Popular Nba Star
Hill was selected by the Detroit Pistons as the third overall pick of the 1994 NBA draft, signing an eight-year contract worth $45 million. He also signed a lucrative endorsement deal with Fila. Originally contracting with Fila for $6 million a year, in 1997 Hill resigned with the athletic wear company for $80 million over seven years. During his rookie season Hill averaged 19.9 points and 5.0 assists per game. Always a crowd favorite, he became the first rookie ever to lead the league in voting for All-Star Game, and he was named the 1995 co-Rookie of the Year, with Jason Kidd, and to the NBA All-Rookie First Team. During the 1995-96 season Hill continued to post excellent numbers and once again led all players in votes for the All-Star Game.
Over the next several seasons, Hill continued to lead the Pistons. Although the team was not competitive in the postseason, Hill earned a reputation as one of the most athletically gifted players in the NBA. Because he didn't drink, smoke, party, use excessive foul language, or cause trouble on or off the court, he was also living up to his reputation as the ultimate NBA "good guy." During a time when the media was raving against the numerous incidents of bad behavior by players in and out of uniform, Hill's good manners and self-effacing attitude was a breath of fresh air for the NBA's image.

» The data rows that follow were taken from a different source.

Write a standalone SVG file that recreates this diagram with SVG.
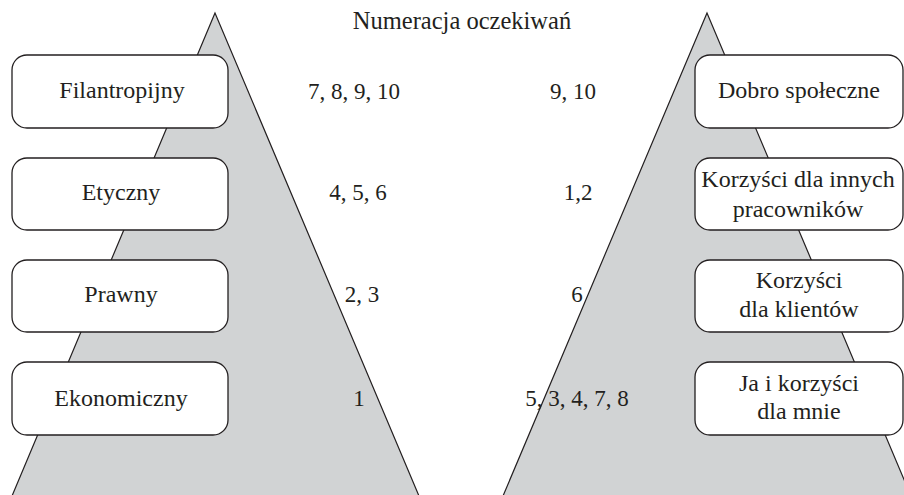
<svg xmlns="http://www.w3.org/2000/svg" width="904" height="495" viewBox="0 0 904 495">
<style>
.tri{fill:#d1d3d4;stroke:#231f20;stroke-width:1.2}
.box{fill:#fff;stroke:#231f20;stroke-width:1.3}
text{font-family:"Liberation Serif","DejaVu Serif",serif;font-size:24px;fill:#231f20;text-anchor:middle}
.title{font-size:24.5px}
.num{font-size:23px}
</style>
<rect width="904" height="495" fill="#fff"/>
<g id="pyramid-left"><polygon class="tri" points="215,13 12,496 419,496"/></g>
<g id="pyramid-right"><polygon class="tri" points="707,13 503,496 911,496"/></g>
<g id="connectors"></g>
<g id="title"><text class="title" x="462" y="29">Numeracja oczekiwań</text></g>
<g id="filantropijny"><rect class="box" x="12" y="55" width="216" height="73" rx="15"/><text x="122" y="98">Filantropijny</text></g>
<g id="etyczny"><rect class="box" x="12" y="158" width="216" height="72" rx="15"/><text x="121" y="200">Etyczny</text></g>
<g id="prawny"><rect class="box" x="12" y="260" width="216" height="72" rx="15"/><text x="121" y="302">Prawny</text></g>
<g id="ekonomiczny"><rect class="box" x="12" y="362" width="216" height="73" rx="15"/><text x="121" y="406">Ekonomiczny</text></g>
<g id="nums-left">
<text class="num" x="354" y="99">7, 8, 9, 10</text>
<text class="num" x="358" y="200">4, 5, 6</text>
<text class="num" x="362" y="302">2, 3</text>
<text class="num" x="359" y="406">1</text>
</g>
<g id="nums-right">
<text class="num" x="573" y="99">9, 10</text>
<text class="num" x="578" y="200">1,2</text>
<text class="num" x="577" y="302">6</text>
<text class="num" x="577" y="406">5, 3, 4, 7, 8</text>
</g>
<g id="dobro"><rect class="box" x="695" y="55" width="208" height="73" rx="15"/><text x="799" y="98">Dobro społeczne</text></g>
<g id="pracownicy"><rect class="box" x="695" y="158" width="208" height="72" rx="15"/><text x="798" y="187">Korzyści dla innych</text><text x="798" y="217">pracowników</text></g>
<g id="klienci"><rect class="box" x="695" y="260" width="208" height="72" rx="15"/><text x="799" y="288">Korzyści</text><text x="799" y="317">dla klientów</text></g>
<g id="ja"><rect class="box" x="695" y="362" width="208" height="73" rx="15"/><text x="799" y="391">Ja i korzyści</text><text x="799" y="419">dla mnie</text></g>
</svg>
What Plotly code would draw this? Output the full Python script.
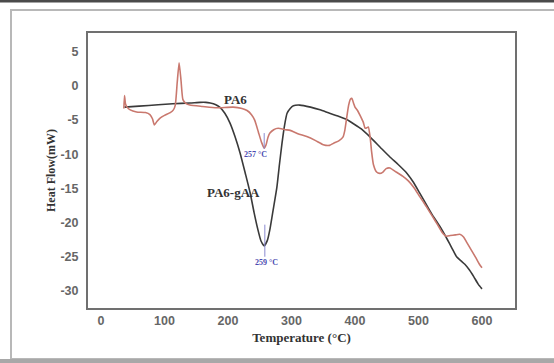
import plotly.graph_objects as go

# PA6 (red) curve
pa6_T = [36, 37, 38.5, 41, 46, 56, 70, 77, 81, 84, 88, 93, 100, 109, 114, 117, 120, 123, 126, 129, 134, 140,
         160, 182, 208, 222, 230, 237, 242, 248, 253, 257, 260, 263, 266, 272, 279, 290, 298, 310, 324, 338, 350,
         360, 366, 375, 381, 384, 387, 390, 393, 395, 398, 400, 404, 408, 413, 416, 419, 421, 424, 426, 429,
         434, 439, 444, 449, 455, 465, 475, 484, 493, 502, 512, 522, 530, 537, 544, 550, 558, 565, 571, 576,
         583, 590, 596, 600]
pa6_y = [-3.3, -1.4, -2.6, -3.1, -3.5, -3.8, -3.9, -4.2, -4.8, -5.7, -5.2, -4.7, -4.3, -3.9, -3.5, -2.8, 0.5, 3.4,
         0.8, -2.0, -2.6, -2.8, -3.0, -3.2, -3.1, -3.3, -3.6, -4.2, -5.0, -6.8, -8.3, -9.1, -8.6, -7.5, -6.9,
         -6.4, -6.2, -6.4, -6.5, -7.0, -7.4, -8.0, -8.6, -8.7, -8.4, -8.0, -7.5, -6.5, -4.6, -2.8, -1.9, -1.8,
         -2.6, -3.1, -3.6, -4.3, -5.3, -6.2, -6.1, -6.0, -7.6, -9.5, -11.5, -12.6, -12.8, -12.6, -12.1, -12.0,
         -12.6, -13.2, -13.9, -14.9, -16.2, -17.6, -19.1, -20.3, -21.4, -22.0, -21.9, -21.8, -21.7, -22.1,
         -22.9, -24.0, -25.1, -26.1, -26.6]

# PA6-gAA (black) curve
gaa_T = [37, 60, 90, 113, 140, 156, 165, 172, 180, 187, 195, 203, 211, 219, 227, 235, 241, 247, 252, 257,
         262, 266, 271, 277, 281, 285, 289, 293, 298, 303, 313, 330, 345, 360, 376, 387, 397, 410, 424, 440,
         455, 468, 482, 492, 502, 512, 522, 534, 545, 553, 560, 567, 573, 580, 587, 594, 600]
gaa_y = [-3.1, -2.95, -2.75, -2.6, -2.5, -2.4, -2.4, -2.5, -2.7, -3.1, -4.0, -5.4, -7.4, -9.8, -12.7, -15.7,
         -18.5, -21.0, -22.7, -23.4, -22.6, -21.0, -18.2, -14.8, -11.5, -8.4, -5.8, -4.0, -3.3, -2.9, -2.8,
         -3.1, -3.5, -4.0, -4.5, -4.9, -5.5, -6.3, -7.5, -9.0, -10.4, -11.5, -12.8, -14.1, -15.7, -17.3, -18.9,
         -20.6, -22.4, -23.8, -25.0, -25.6, -26.1, -26.9, -27.9, -29.0, -29.7]

x_ticks = [0, 100, 200, 300, 400, 500, 600]
x_tick_labels = ["0", "100", "200", "300", "400", "500", "600"]
y_ticks = [5, 0, -5, -10, -15, -20, -25, -30]
y_tick_labels = ["5", "0", "-5", "-10", "-15", "-20", "-25", "-30"]

# peak annotations
peak_labels = ["257 °C", "259 °C"]
peak_label_T = [244, 260]
peak_label_y = [-10.1, -25.8]
peak_line_T = [[257, 257], [258, 258]]
peak_line_y = [[-6.9, -9.2], [-20.3, -25.0]]

curve_labels = ["PA6", "PA6-gAA"]
curve_label_T = [212, 209]
curve_label_y = [-2.0, -15.6]

fig = go.Figure()
fig.add_trace(go.Scatter(x=gaa_T, y=gaa_y, mode="lines", line=dict(color="#3a3a3a", width=1.6, shape="spline", smoothing=0.5),
                         showlegend=False, hoverinfo="skip"))
fig.add_trace(go.Scatter(x=pa6_T, y=pa6_y, mode="lines", line=dict(color="#c9786e", width=1.6, shape="spline", smoothing=0.5),
                         showlegend=False, hoverinfo="skip"))
for lx, ly in zip(peak_line_T, peak_line_y):
    fig.add_trace(go.Scatter(x=lx, y=ly, mode="lines", line=dict(color="#8a8ad0", width=1),
                             showlegend=False, hoverinfo="skip"))

for t, x, y in zip(peak_labels, peak_label_T, peak_label_y):
    fig.add_annotation(x=x, y=y, text="<b>" + t + "</b>", showarrow=False,
                       font=dict(family="Liberation Serif", size=8, color="#4a4ab0"))
for t, x, y in zip(curve_labels, curve_label_T, curve_label_y):
    fig.add_annotation(x=x, y=y, text="<b>" + t + "</b>", showarrow=False,
                       font=dict(family="Liberation Serif", size=13, color="#333333"))

L, R, T_, B = 88, 39, 33, 55
W, H = 554, 363
pw, ph = W - L - R, H - T_ - B

def px(xp):
    return (xp - L) / pw

def py(yp):
    return (H - B - yp) / ph

shapes = [
    # outer frame
    dict(type="rect", xref="paper", yref="paper", x0=px(11), x1=px(620), y0=py(359), y1=py(10),
         line=dict(color="#b8b8b8", width=2), fillcolor="rgba(0,0,0,0)", layer="below"),
    # bottom grey band
    dict(type="rect", xref="paper", yref="paper", x0=px(-5), x1=px(600), y0=py(366), y1=py(359),
         line=dict(width=0), fillcolor="#a8a8a8", layer="below"),
    # top dark strip
    dict(type="rect", xref="paper", yref="paper", x0=px(-5), x1=px(600), y0=py(2.5), y1=py(-5),
         line=dict(width=0), fillcolor="#4a4a4a", layer="below"),
]

tick_font = dict(family="Liberation Sans", size=12.5, color="#666666", weight="bold")

fig.update_layout(
    width=W, height=H,
    margin=dict(l=L, r=R, t=T_, b=B, pad=0),
    paper_bgcolor="white", plot_bgcolor="white",
    shapes=shapes,
    xaxis=dict(range=[-20.5, 652], tickvals=x_ticks, ticktext=x_tick_labels, ticks="", showgrid=False, zeroline=False,
               showline=True, mirror=True, linecolor="#707070", linewidth=2, ticklabelstandoff=0,
               tickfont=tick_font,
               title=dict(text="<b>Temperature (°C)</b>", standoff=6,
                          font=dict(family="Liberation Serif", size=13, color="#333333"))),
    yaxis=dict(range=[-32.5, 7.75], tickvals=y_ticks, ticktext=y_tick_labels, ticks="", showgrid=False, zeroline=False,
               showline=True, mirror=True, linecolor="#707070", linewidth=2, ticklabelstandoff=5,
               tickfont=tick_font,
               title=dict(text="<b>Heat Flow(mW)</b>", standoff=2,
                          font=dict(family="Liberation Serif", size=12, color="#333333"))),
)

fig.write_html("out.html")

The 1997-98 season proved challenging for Hill, who struggled with the team's poor record, 37-45, and the controversial firing of Piston coach Doug Collins. During the 1999 player lockout Hill was criticized by other players for not taking a strong enough stand in favor of the NBA players' union. Despite the feeling the pressure of his position as leader of a losing team, Hill continued to play well, scoring more 21 points per game in both the 1997-98 and 1998-1999 seasons. During the 1999-2000 season the Pistons made it into the playoffs, with Hill averaging a career-high 25.8 points, 6.6 rebounds, and 5.2 assists per game.